Raw sugar prices settled slightly higher on Wednesday on modest trade buying as players kept their focus on the spot contract's expiration by the end of the week, brokers said.
The New York Board of Trade's July raw sugar contract rose 0.03 cent to finish at 15.67 cents per lb, moving from 15.56 to 15.73 cents. The benchmark October contract edged up 0.01 to 16.20 cents, dealing from 16.10 to 16.27 cents.
Distant months gained from 0.05 to 0.19 cent. Mike McDougall, senior vice-president of FIMAT USA Inc, said there was some trade buying of the spread but the market was confined to a band going into on Friday's expiration of the July contract.
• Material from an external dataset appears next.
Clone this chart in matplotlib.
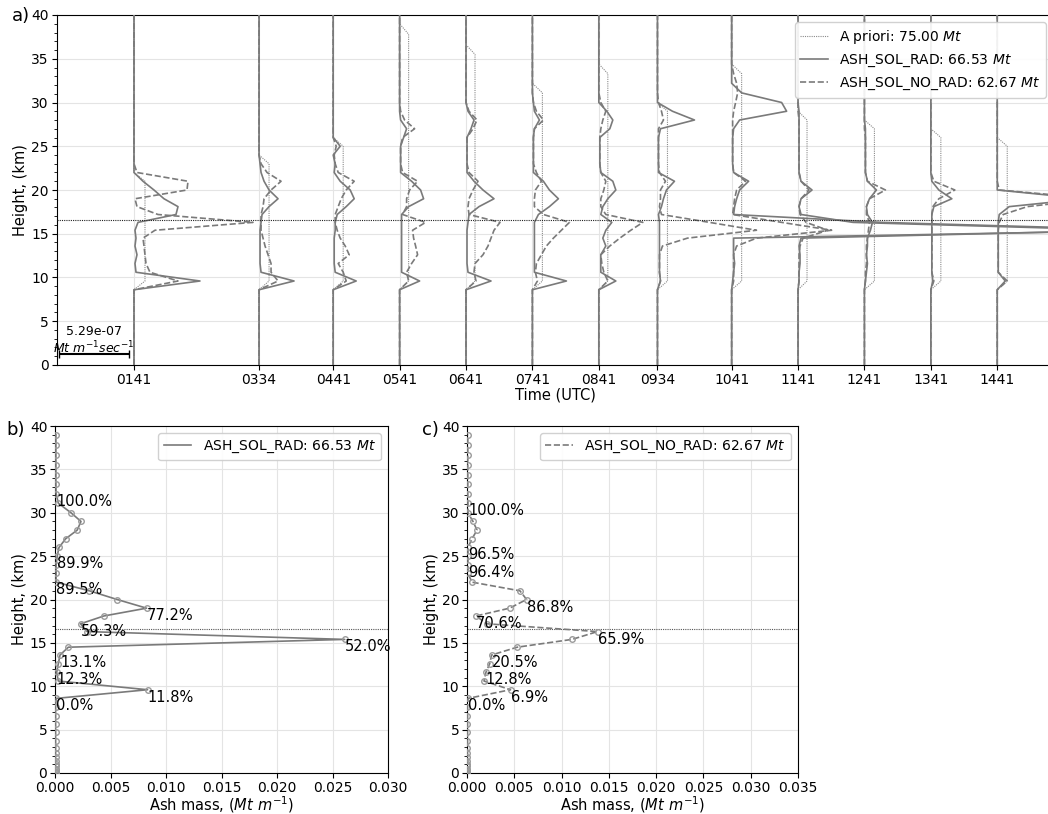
import matplotlib
matplotlib.use("Agg")
import matplotlib.pyplot as plt
from matplotlib.ticker import MultipleLocator, FormatStrFormatter
import numpy as np

plt.rcParams['font.family'] = ['DejaVu Sans']

# ---------------- data ----------------
time_labels = ["0141", "0334", "0441", "0541", "0641", "0741", "0841",
               "0934", "1041", "1141", "1241", "1341", "1441"]

# model levels (km) of the emission profiles in panel a (values below 8.6 km are zero)
prof_levels = [8.6, 9.6, 10.6, 11.6, 12.6, 13.6, 14.5, 15.4, 16.3, 17.2, 18.1,
               19.0, 20.0, 21.0, 22.0, 23.0, 24.0, 25.0, 26.0, 27.0, 28.0, 29.0,
               30.0, 31.1, 32.2, 33.3, 34.4, 35.5, 36.6, 37.8, 39.0]

# emission-rate profiles in units of (5.29e-07/70) Mt m^-1 s^-1, from 8.6 km upward
sol_0141 = [0, 66, 2, 1, 3, 1, 2, 1, 4, 42, 44, 30, 20, 9, 0]
nor_0141 = [0, 44, 16, 12, 11, 10, 9, 21, 119, 24, 3, 1, 53, 54, 3, 0]
sol_0334 = [0, 35, 2, 1, 1, 1, 1, 1, 2, 3, 10, 19, 10, 5, 2, 1, 0]
nor_0334 = [0, 19, 12, 12, 9, 6, 4, 2, 2, 2, 4, 5, 12, 22, 8, 2, 0]
sol_0441 = [0, 23, 2, 1, 1, 1, 1, 2, 2, 4, 13, 21, 17, 7, 1, 2, 0, 7, 0]
nor_0441 = [0, 13, 10, 5, 16, 12, 7, 4, 2, 2, 5, 8, 13, 21, 5, 2, 1, 3, 0]
sol_0541 = [0, 20, 2, 2, 2, 2, 2, 2, 2, 2, 9, 24, 21, 12, 1, 1, 1, 1, 4, 7, 1, 0]
nor_0541 = [0, 9, 7, 12, 18, 16, 14, 13, 26, 3, 7, 7, 10, 18, 3, 1, 1, 1, 3, 15, 5, 1, 0]
sol_0641 = [0, 25, 2, 1, 1, 1, 1, 1, 2, 3, 13, 28, 17, 8, 1, 1, 1, 1, 1, 5, 8, 2, 0]
nor_0641 = [0, 10, 8, 9, 17, 22, 25, 28, 34, 3, 2, 3, 7, 12, 3, 1, 1, 1, 1, 7, 11, 3, 0]
sol_0741 = [0, 34, 2, 2, 2, 2, 2, 2, 2, 6, 17, 26, 17, 11, 1, 1, 1, 1, 1, 2, 7, 2, 1, 0]
nor_0741 = [0, 5, 3, 4, 9, 14, 21, 29, 37, 11, 2, 2, 3, 9, 4, 1, 1, 1, 1, 2, 11, 4, 1, 0]
sol_0841 = [0, 17, 2, 2, 2, 7, 4, 7, 13, 2, 4, 9, 17, 14, 2, 1, 1, 1, 1, 11, 14, 8, 0]
nor_0841 = [0, 9, 5, 3, 2, 11, 21, 32, 44, 7, 2, 2, 5, 7, 2, 1, 1, 1, 1, 2, 4, 7, 2, 0]
sol_0934 = [0, 3, 2, 2, 2, 2, 2, 2, 2, 1, 4, 6, 9, 17, 1, 1, 1, 1, 1, 3, 37, 15, 0]
nor_0934 = [0, 3, 2, 2, 2, 5, 30, 99, 52, 4, 2, 3, 3, 8, 2, 1, 1, 1, 1, 1, 6, 4, 1, 0]
sol_1041 = [0, 1, 2, 3, 2, 2, 2, 425, 150, 2, 3, 5, 8, 17, 2, 1, 1, 1, 1, 2, 8, 55, 50, 10, 0]
nor_1041 = [0, 2, 2, 2, 2, 5, 25, 100, 50, 1, 2, 3, 5, 14, 2, 1, 1, 1, 1, 1, 1, 2, 4, 6, 5, 2, 0]
sol_1141 = [0, 1, 1, 2, 2, 1, 3, 330, 55, 3, 1, 3, 14, 3, 1, 1, 1, 1, 1, 1, 1, 1, 0]
nor_1141 = [0, 1, 1, 1, 1, 2, 5, 30, 8, 2, 1, 3, 11, 3, 1, 1, 1, 1, 1, 1, 1, 0]
sol_1241 = [0, 1, 2, 3, 2, 3, 3, 6, 8, 3, 2, 5, 12, 3, 1, 1, 1, 1, 1, 1, 0]
nor_1241 = [0, 1, 1, 2, 2, 2, 3, 4, 5, 2, 2, 5, 21, 3, 1, 1, 1, 1, 1, 0]
sol_1341 = [0, 2, 1, 1, 1, 1, 1, 1, 1, 1, 3, 21, 8, 1, 0]
nor_1341 = [0, 3, 1, 1, 1, 1, 1, 1, 1, 1, 2, 8, 24, 3, 0]
sol_1441 = [0, 8, 1, 1, 1, 1, 1, 1, 1, 2, 12, 88, 0]
nor_1441 = [0, 10, 1, 1, 1, 1, 1, 1, 2, 6, 30, 100, 2, 0]

# a priori: constant rate (same units) from 9.6 km up to a top level
apriori_rate = [11, 10, 10, 9, 9, 10, 9, 10, 10, 9, 10, 10, 10]
apriori_top = [21.0, 23.0, 25.0, 37.8, 35.5, 31.1, 33.3, 29.0, 33.3, 28.0, 27.0, 26.0, 25.0]

scale_bar_value = 5.29e-07     # Mt m^-1 s^-1
scale_bar_units = 70           # same value in profile units

# panels b, c: total ash mass per level (Mt m^-1)
mass_levels = [0.05, 0.15, 0.3, 0.5, 0.75, 1.05, 1.4, 1.8, 2.3, 2.9, 3.7, 4.7, 5.6, 6.6, 7.6,
               8.6, 9.6, 10.6, 11.6, 12.6, 13.6, 14.5, 15.4, 16.3, 17.2, 18.1,
               19.0, 20.0, 21.0, 22.0, 23.0, 24.0, 25.0, 26.0, 27.0, 28.0, 29.0,
               30.0, 31.1, 32.2, 33.3, 34.4, 35.5, 36.6, 37.8, 39.0]
mass_sol = [0.00005, 0.00005, 0.00005, 0.00005, 0.00005, 0.00005, 0.00005, 0.00005,
            0.00005, 0.00005, 0.00005, 0.00005, 0.00005, 0.00005, 0.00005,
            0.0001, 0.00834, 0.0003, 0.00015, 0.0003, 0.00045, 0.0012, 0.0261, 0.0029,
            0.0023, 0.0044, 0.00825, 0.0056, 0.0031, 0.0001, 0.0001, 0.0001, 0.0002,
            0.00036, 0.00096, 0.0020, 0.00234, 0.00144, 0.0003, 0.0001,
            0.00008, 0.00008, 0.00008, 0.00008, 0.00008, 0.00008]
mass_nor = [0.00005, 0.00005, 0.00005, 0.00005, 0.00005, 0.00005, 0.00005, 0.00005,
            0.00005, 0.00005, 0.00005, 0.00005, 0.00005, 0.00005, 0.00005,
            0.0001, 0.0046, 0.0018, 0.0020, 0.0024, 0.0026, 0.0053, 0.0111, 0.0138,
            0.0021, 0.00095, 0.0045, 0.0063, 0.0056, 0.00053, 0.0001, 0.0001, 0.0001,
            0.0001, 0.00053, 0.00106, 0.00063, 0.0001, 0.0001, 0.00008,
            0.00008, 0.00008, 0.00008, 0.00008, 0.00008, 0.00008]

sol_label_levels = [32.2, 25.0, 22.0, 19.0, 17.2, 15.4, 13.6, 11.6, 9.6, 8.6]
sol_label_text = ["100.0%", "89.9%", "89.5%", "77.2%", "59.3%", "52.0%",
                  "13.1%", "12.3%", "11.8%", "0.0%"]
nor_label_levels = [31.1, 26.0, 24.0, 20.0, 18.1, 16.3, 13.6, 11.6, 9.6, 8.6]
nor_label_text = ["100.0%", "96.5%", "96.4%", "86.8%", "70.6%", "65.9%",
                  "20.5%", "12.8%", "6.9%", "0.0%"]

tropopause_km = 16.57
label_apriori = "A priori: 75.00 $Mt$"
label_sol = "ASH_SOL_RAD: 66.53 $Mt$"
label_nor = "ASH_SOL_NO_RAD: 62.67 $Mt$"

sol_profiles = [sol_0141, sol_0334, sol_0441, sol_0541, sol_0641, sol_0741, sol_0841,
                sol_0934, sol_1041, sol_1141, sol_1241, sol_1341, sol_1441]
nor_profiles = [nor_0141, nor_0334, nor_0441, nor_0541, nor_0641, nor_0741, nor_0841,
                nor_0934, nor_1041, nor_1141, nor_1241, nor_1341, nor_1441]

# ---------------- figure ----------------
W, H = 1048, 814
fig = plt.figure(figsize=(W / 100, H / 100), dpi=100)


def rect(l, t, r, b):
    return [l / W, 1 - b / H, (r - l) / W, (b - t) / H]


GRID = '#e4e4e4'
LINEC = '#7a7a7a'
TICK_FS = 10
LABEL_FS = 10.5

# ---- panel a ----
ax = fig.add_axes(rect(57, 15, 1053, 365))
times = [int(s[:2]) + int(s[2:]) / 60 for s in time_labels]
hours_per_unit = 1.0 / 66.4
n = len(prof_levels)
z = [0.0] + prof_levels + [40.0]
for i, t in enumerate(times):
    ap = [apriori_rate[i] if (9.5 <= h <= apriori_top[i] + 0.01) else 0 for h in prof_levels]
    s = sol_profiles[i] + [0] * (n - len(sol_profiles[i]))
    d = nor_profiles[i] + [0] * (n - len(nor_profiles[i]))
    ax.plot(t + np.array([0] + ap + [0]) * hours_per_unit, z, ls=(0, (1, 1)), lw=0.8,
            color='#8a8a8a', zorder=3, label=label_apriori if i == 0 else None)
    ax.plot(t + np.array([0] + s + [0]) * hours_per_unit, z, ls='-', lw=1.2,
            color=LINEC, zorder=5, label=label_sol if i == 0 else None)
    ax.plot(t + np.array([0] + d + [0]) * hours_per_unit, z, ls='--', lw=1.2,
            color=LINEC, zorder=4, label=label_nor if i == 0 else None)

ax.axhline(tropopause_km, color='#222222', ls=(0, (1, 1)), lw=0.8, zorder=6)
ax.set_xlim(0.524, 15.523)
ax.set_ylim(0, 40)
ax.set_xticks(times)
ax.set_xticklabels(time_labels)
ax.yaxis.set_major_locator(MultipleLocator(5))
ax.yaxis.set_minor_locator(MultipleLocator(1))
ax.tick_params(labelsize=TICK_FS, pad=2.5)
ax.grid(True, color=GRID, lw=0.8)
ax.set_axisbelow(True)
ax.set_xlabel("Time (UTC)", fontsize=LABEL_FS, labelpad=0)
ax.set_ylabel("Height, (km)", fontsize=LABEL_FS, labelpad=2)
ax.legend(loc='upper right', fontsize=10, framealpha=0.9)

# scale bar
bar_len = scale_bar_units * hours_per_unit
bar_x0 = 0.555
ax.errorbar(bar_x0 + bar_len / 2, 1.26, xerr=bar_len / 2, color='k', lw=1.5,
            capsize=3, capthick=1, zorder=7)
ax.text(bar_x0 + bar_len / 2, 1.0, "%.2e\n$Mt\\ m^{-1}sec^{-1}$" % scale_bar_value,
        ha='center', va='bottom', fontsize=9, linespacing=1.1, zorder=7)
fig.text(12 / W, 1 - 16 / H, "a)", fontsize=13, ha='left', va='center')


# ---- panels b, c ----
def mass_panel(r, vals, ls, label, lab_levels, lab_text, xmax, letter, letter_x):
    a = fig.add_axes(r)
    a.plot(vals, mass_levels, ls=ls, lw=1.2, color=LINEC, label=label, zorder=3)
    a.plot(vals, mass_levels, ls='none', marker='o', ms=4, mfc='none',
           mec='#9a9a9a', mew=1.0, zorder=4)
    a.axhline(tropopause_km, color='#555555', ls=(0, (1, 1)), lw=0.8, zorder=2)
    for h, txt in zip(lab_levels, lab_text):
        xv = vals[mass_levels.index(h)]
        a.text(xv, h, txt, ha='left', va='top', fontsize=10.5, zorder=6)
    a.set_xlim(0, xmax)
    a.set_ylim(0, 40)
    a.xaxis.set_major_locator(MultipleLocator(0.005))
    a.xaxis.set_major_formatter(FormatStrFormatter('%.3f'))
    a.yaxis.set_major_locator(MultipleLocator(5))
    a.yaxis.set_minor_locator(MultipleLocator(1))
    a.tick_params(labelsize=TICK_FS, pad=2)
    a.grid(True, color=GRID, lw=0.8)
    a.set_axisbelow(True)
    a.set_xlabel("Ash mass, ($Mt\\ m^{-1}$)", fontsize=LABEL_FS, labelpad=0)
    a.set_ylabel("Height, (km)", fontsize=LABEL_FS, labelpad=2)
    a.legend(loc='upper right', fontsize=10, framealpha=0.9)
    fig.text(letter_x / W, 1 - 430 / H, letter, fontsize=13, ha='left', va='center')
    return a


mass_panel(rect(55, 426, 388, 773), mass_sol, '-', label_sol,
           sol_label_levels, sol_label_text, 0.030, "b)", 6)
mass_panel(rect(467, 426, 798, 773), mass_nor, '--', label_nor,
           nor_label_levels, nor_label_text, 0.035, "c)", 422)

fig.savefig("out.png", dpi=100)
Open interest in July slid 9,893 lots to 21,536 lots as of June 27. Most analysts expect final open interest on Friday be close to hover between 4,000 and 7,000 lots. The origins of the sugar will be leading producer Brazil and Central America.
Market fundamentals are in rough equilibrium and analysts are monitoring developments to see how demand for sugar develops in the months ahead. Sugar edged up at the start, fell to its lows for the day on speculative liquidation and then ended the day in positive ground as trade buying buoyed values, dealers said.
"Once we get July out of the way, it will be a brand new market especially since October's expiration is a long way off," one said. Technicians feel support in the October contract was at 15.90 and 15.83 cents, with resistance at 16.50 and 17 cents.
Volume before the close stood at 39,724 lots, against the previous 51,532 contracts. Call volume touched 6,252 lots and puts hit 3,621 lots. Open interest in the No 11 raw sugar market dropped 5,778 lots to 433,368 lots as of June 27.
There were no deals in the ethanol market. US domestic sugar prices ended mostly flat. September was steady at 23 cents per lb and November was also flat at 22.45 cents. Three contracts aside, the rest were unchanged. Volume before the end of trade touched 68 lots, from the previous 83 lots.